- **Challenge**: Give the data again exactly as written, skipping any pictures.

- **Recorded information**:
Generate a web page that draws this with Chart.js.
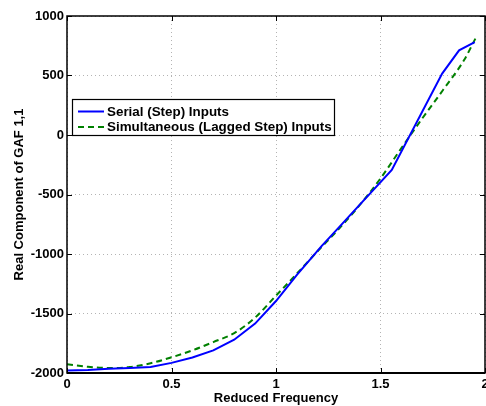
<!DOCTYPE html>
<html>
<head>
<meta charset="utf-8">
<script src="https://cdn.jsdelivr.net/npm/chart.js@4/dist/chart.umd.min.js"></script>
<style>
    html, body { margin: 0; padding: 0; background: #fff; }
    #wrap { width: 486px; height: 406px; }
</style>
</head>
<body>
<div id="wrap"><canvas id="gafChart" width="486" height="406"></canvas></div>
<script>
// Values
const serialFreq = [0, 0.1, 0.2, 0.3, 0.4, 0.5, 0.6, 0.7, 0.8, 0.9, 1.0, 1.1, 1.218, 1.3, 1.4, 1.554, 1.795, 1.876, 1.951];
const serialValues = [-1980, -1975, -1965, -1957, -1950, -1915, -1870, -1810, -1720, -1585, -1395, -1175, -934, -778, -587, -293, 516, 711, 780];

const laggedFreq = [0, 0.1, 0.2, 0.3, 0.4, 0.5, 0.6, 0.7, 0.8, 0.9, 1.0, 1.1, 1.2, 1.3, 1.4, 1.5, 1.6, 1.7, 1.8, 1.9, 1.954];
const laggedValues = [-1927, -1948, -1958, -1950, -1918, -1868, -1810, -1740, -1665, -1535, -1350, -1165, -975, -790, -590, -365, -110, 140, 380, 630, 810];

const seriesLabels = ['Serial (Step) Inputs', 'Simultaneous (Lagged Step) Inputs'];
const xTicks = [0, 0.5, 1, 1.5, 2];
const yTicks = [-2000, -1500, -1000, -500, 0, 500, 1000];

const FONT = 'Liberation Sans, Arial, Helvetica, sans-serif';

const toPoints = (xs, ys) => xs.map((x, i) => ({ x: x, y: ys[i] }));

// Box around the axes plus inward tick marks (MATLAB style)
const boxPlugin = {
    id: 'axesBox',
    afterDatasetsDraw(chart) {
        const { ctx, chartArea: a, scales } = chart;
        ctx.save();
        ctx.strokeStyle = '#000';
        ctx.lineWidth = 1;
        const len = 5;
        ctx.beginPath();
        xTicks.forEach(v => {
            const px = Math.round(scales.x.getPixelForValue(v)) + 0.5;
            ctx.moveTo(px, a.bottom); ctx.lineTo(px, a.bottom - len);
            ctx.moveTo(px, a.top); ctx.lineTo(px, a.top + len);
        });
        yTicks.forEach(v => {
            const py = Math.round(scales.y.getPixelForValue(v)) + 0.5;
            ctx.moveTo(a.left, py); ctx.lineTo(a.left + len, py);
            ctx.moveTo(a.right, py); ctx.lineTo(a.right - len, py);
        });
        ctx.stroke();
        ctx.lineWidth = 1.5;
        ctx.strokeRect(a.left, a.top, a.right - a.left, a.bottom - a.top);
        // bottom axis looks heavier in the reference
        ctx.lineWidth = 2;
        ctx.beginPath();
        ctx.moveTo(a.left, a.bottom);
        ctx.lineTo(a.right, a.bottom);
        ctx.stroke();
        ctx.restore();
    }
};

// Legend box drawn inside the plot, upper left
const legendPlugin = {
    id: 'insideLegend',
    afterDraw(chart) {
        const ctx = chart.ctx;
        const box = { x: 72.5, y: 99.5, w: 262, h: 36 };
        ctx.save();
        ctx.fillStyle = '#fff';
        ctx.fillRect(box.x, box.y, box.w, box.h);
        ctx.strokeStyle = '#000';
        ctx.lineWidth = 1.2;
        ctx.strokeRect(box.x, box.y, box.w, box.h);
        ctx.font = 'bold 13.4px ' + FONT;
        ctx.textBaseline = 'middle';
        ctx.fillStyle = '#000';
        chart.data.datasets.forEach((ds, i) => {
            const y = box.y + 12 + i * 15.5;
            ctx.beginPath();
            ctx.strokeStyle = ds.borderColor;
            ctx.lineWidth = ds.borderWidth;
            ctx.setLineDash(ds.borderDash || []);
            ctx.moveTo(78, y);
            ctx.lineTo(104, y);
            ctx.stroke();
            ctx.setLineDash([]);
            ctx.fillText(ds.label, 107, y + 0.5);
        });
        ctx.restore();
    }
};

const gridOpts = { color: '#b4b4b4', drawTicks: false, lineWidth: 1 };
const borderOpts = { display: false, dash: [1, 3] };

new Chart(document.getElementById('gafChart'), {
    type: 'scatter',
    data: {
        datasets: [
            {
                label: seriesLabels[0],
                data: toPoints(serialFreq, serialValues),
                showLine: true,
                borderColor: '#0000ff',
                borderWidth: 2,
                pointRadius: 0,
                tension: 0
            },
            {
                label: seriesLabels[1],
                data: toPoints(laggedFreq, laggedValues),
                showLine: true,
                borderColor: '#008000',
                borderWidth: 2,
                borderDash: [6, 4],
                pointRadius: 0,
                cubicInterpolationMode: 'monotone'
            }
        ]
    },
    options: {
        responsive: false,
        animation: false,
        layout: { padding: { top: 16, right: 1, bottom: 0, left: 0 } },
        plugins: {
            legend: { display: false },
            tooltip: { enabled: false }
        },
        scales: {
            x: {
                type: 'linear',
                min: 0,
                max: 2,
                afterBuildTicks: (s) => { s.ticks = xTicks.map(v => ({ value: v })); },
                afterFit: (s) => { s.height = 33; s.paddingLeft = 0; s.paddingRight = 0; },
                grid: gridOpts,
                border: borderOpts,
                ticks: {
                    padding: 4,
                    color: '#000',
                    maxRotation: 0,
                    font: { family: FONT, size: 13, weight: 'bold' },
                    callback: (v) => String(v)
                },
                title: {
                    display: true,
                    text: 'Reduced Frequency',
                    color: '#000',
                    padding: 0,
                    font: { family: FONT, size: 13, weight: 'bold' }
                }
            },
            y: {
                type: 'linear',
                min: -2000,
                max: 1000,
                afterBuildTicks: (s) => { s.ticks = yTicks.map(v => ({ value: v })); },
                afterFit: (s) => { s.width = 67; s.paddingTop = 0; s.paddingBottom = 0; },
                grid: gridOpts,
                border: borderOpts,
                ticks: {
                    padding: 3,
                    color: '#000',
                    font: { family: FONT, size: 13, weight: 'bold' },
                    callback: (v) => String(v)
                },
                title: {
                    display: true,
                    text: 'Real Component of GAF 1,1',
                    color: '#000',
                    padding: { top: 12, bottom: 0 },
                    font: { family: FONT, size: 13, weight: 'bold' }
                }
            }
        }
    },
    plugins: [boxPlugin, legendPlugin]
});
</script>
</body>
</html>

- **Written response**:
Generate a web page that draws this with Chart.js.
<!DOCTYPE html>
<html>
<head>
<meta charset="utf-8">
<script src="https://cdn.jsdelivr.net/npm/chart.js@4/dist/chart.umd.min.js"></script>
<style>
    html, body { margin: 0; padding: 0; background: #fff; }
    #wrap { width: 486px; height: 406px; }
</style>
</head>
<body>
<div id="wrap"><canvas id="gafChart" width="486" height="406"></canvas></div>
<script>
// Values
const serialFreq = [0, 0.1, 0.2, 0.3, 0.4, 0.5, 0.6, 0.7, 0.8, 0.9, 1.0, 1.1, 1.218, 1.3, 1.4, 1.554, 1.795, 1.876, 1.951];
const serialValues = [-1980, -1975, -1965, -1957, -1950, -1915, -1870, -1810, -1720, -1585, -1395, -1175, -934, -778, -587, -293, 516, 711, 780];

const laggedFreq = [0, 0.1, 0.2, 0.3, 0.4, 0.5, 0.6, 0.7, 0.8, 0.9, 1.0, 1.1, 1.2, 1.3, 1.4, 1.5, 1.6, 1.7, 1.8, 1.9, 1.954];
const laggedValues = [-1927, -1948, -1958, -1950, -1918, -1868, -1810, -1740, -1665, -1535, -1350, -1165, -975, -790, -590, -365, -110, 140, 380, 630, 810];

const seriesLabels = ['Serial (Step) Inputs', 'Simultaneous (Lagged Step) Inputs'];
const xTicks = [0, 0.5, 1, 1.5, 2];
const yTicks = [-2000, -1500, -1000, -500, 0, 500, 1000];

const FONT = 'Liberation Sans, Arial, Helvetica, sans-serif';

const toPoints = (xs, ys) => xs.map((x, i) => ({ x: x, y: ys[i] }));

// Box around the axes plus inward tick marks (MATLAB style)
const boxPlugin = {
    id: 'axesBox',
    afterDatasetsDraw(chart) {
        const { ctx, chartArea: a, scales } = chart;
        ctx.save();
        ctx.strokeStyle = '#000';
        ctx.lineWidth = 1;
        const len = 5;
        ctx.beginPath();
        xTicks.forEach(v => {
            const px = Math.round(scales.x.getPixelForValue(v)) + 0.5;
            ctx.moveTo(px, a.bottom); ctx.lineTo(px, a.bottom - len);
            ctx.moveTo(px, a.top); ctx.lineTo(px, a.top + len);
        });
        yTicks.forEach(v => {
            const py = Math.round(scales.y.getPixelForValue(v)) + 0.5;
            ctx.moveTo(a.left, py); ctx.lineTo(a.left + len, py);
            ctx.moveTo(a.right, py); ctx.lineTo(a.right - len, py);
        });
        ctx.stroke();
        ctx.lineWidth = 1.5;
        ctx.strokeRect(a.left, a.top, a.right - a.left, a.bottom - a.top);
        // bottom axis looks heavier in the reference
        ctx.lineWidth = 2;
        ctx.beginPath();
        ctx.moveTo(a.left, a.bottom);
        ctx.lineTo(a.right, a.bottom);
        ctx.stroke();
        ctx.restore();
    }
};

// Legend box drawn inside the plot, upper left
const legendPlugin = {
    id: 'insideLegend',
    afterDraw(chart) {
        const ctx = chart.ctx;
        const box = { x: 72.5, y: 99.5, w: 262, h: 36 };
        ctx.save();
        ctx.fillStyle = '#fff';
        ctx.fillRect(box.x, box.y, box.w, box.h);
        ctx.strokeStyle = '#000';
        ctx.lineWidth = 1.2;
        ctx.strokeRect(box.x, box.y, box.w, box.h);
        ctx.font = 'bold 13.4px ' + FONT;
        ctx.textBaseline = 'middle';
        ctx.fillStyle = '#000';
        chart.data.datasets.forEach((ds, i) => {
            const y = box.y + 12 + i * 15.5;
            ctx.beginPath();
            ctx.strokeStyle = ds.borderColor;
            ctx.lineWidth = ds.borderWidth;
            ctx.setLineDash(ds.borderDash || []);
            ctx.moveTo(78, y);
            ctx.lineTo(104, y);
            ctx.stroke();
            ctx.setLineDash([]);
            ctx.fillText(ds.label, 107, y + 0.5);
        });
        ctx.restore();
    }
};

const gridOpts = { color: '#b4b4b4', drawTicks: false, lineWidth: 1 };
const borderOpts = { display: false, dash: [1, 3] };

new Chart(document.getElementById('gafChart'), {
    type: 'scatter',
    data: {
        datasets: [
            {
                label: seriesLabels[0],
                data: toPoints(serialFreq, serialValues),
                showLine: true,
                borderColor: '#0000ff',
                borderWidth: 2,
                pointRadius: 0,
                tension: 0
            },
            {
                label: seriesLabels[1],
                data: toPoints(laggedFreq, laggedValues),
                showLine: true,
                borderColor: '#008000',
                borderWidth: 2,
                borderDash: [6, 4],
                pointRadius: 0,
                cubicInterpolationMode: 'monotone'
            }
        ]
    },
    options: {
        responsive: false,
        animation: false,
        layout: { padding: { top: 16, right: 1, bottom: 0, left: 0 } },
        plugins: {
            legend: { display: false },
            tooltip: { enabled: false }
        },
        scales: {
            x: {
                type: 'linear',
                min: 0,
                max: 2,
                afterBuildTicks: (s) => { s.ticks = xTicks.map(v => ({ value: v })); },
                afterFit: (s) => { s.height = 33; s.paddingLeft = 0; s.paddingRight = 0; },
                grid: gridOpts,
                border: borderOpts,
                ticks: {
                    padding: 4,
                    color: '#000',
                    maxRotation: 0,
                    font: { family: FONT, size: 13, weight: 'bold' },
                    callback: (v) => String(v)
                },
                title: {
                    display: true,
                    text: 'Reduced Frequency',
                    color: '#000',
                    padding: 0,
                    font: { family: FONT, size: 13, weight: 'bold' }
                }
            },
            y: {
                type: 'linear',
                min: -2000,
                max: 1000,
                afterBuildTicks: (s) => { s.ticks = yTicks.map(v => ({ value: v })); },
                afterFit: (s) => { s.width = 67; s.paddingTop = 0; s.paddingBottom = 0; },
                grid: gridOpts,
                border: borderOpts,
                ticks: {
                    padding: 3,
                    color: '#000',
                    font: { family: FONT, size: 13, weight: 'bold' },
                    callback: (v) => String(v)
                },
                title: {
                    display: true,
                    text: 'Real Component of GAF 1,1',
                    color: '#000',
                    padding: { top: 12, bottom: 0 },
                    font: { family: FONT, size: 13, weight: 'bold' }
                }
            }
        }
    },
    plugins: [boxPlugin, legendPlugin]
});
</script>
</body>
</html>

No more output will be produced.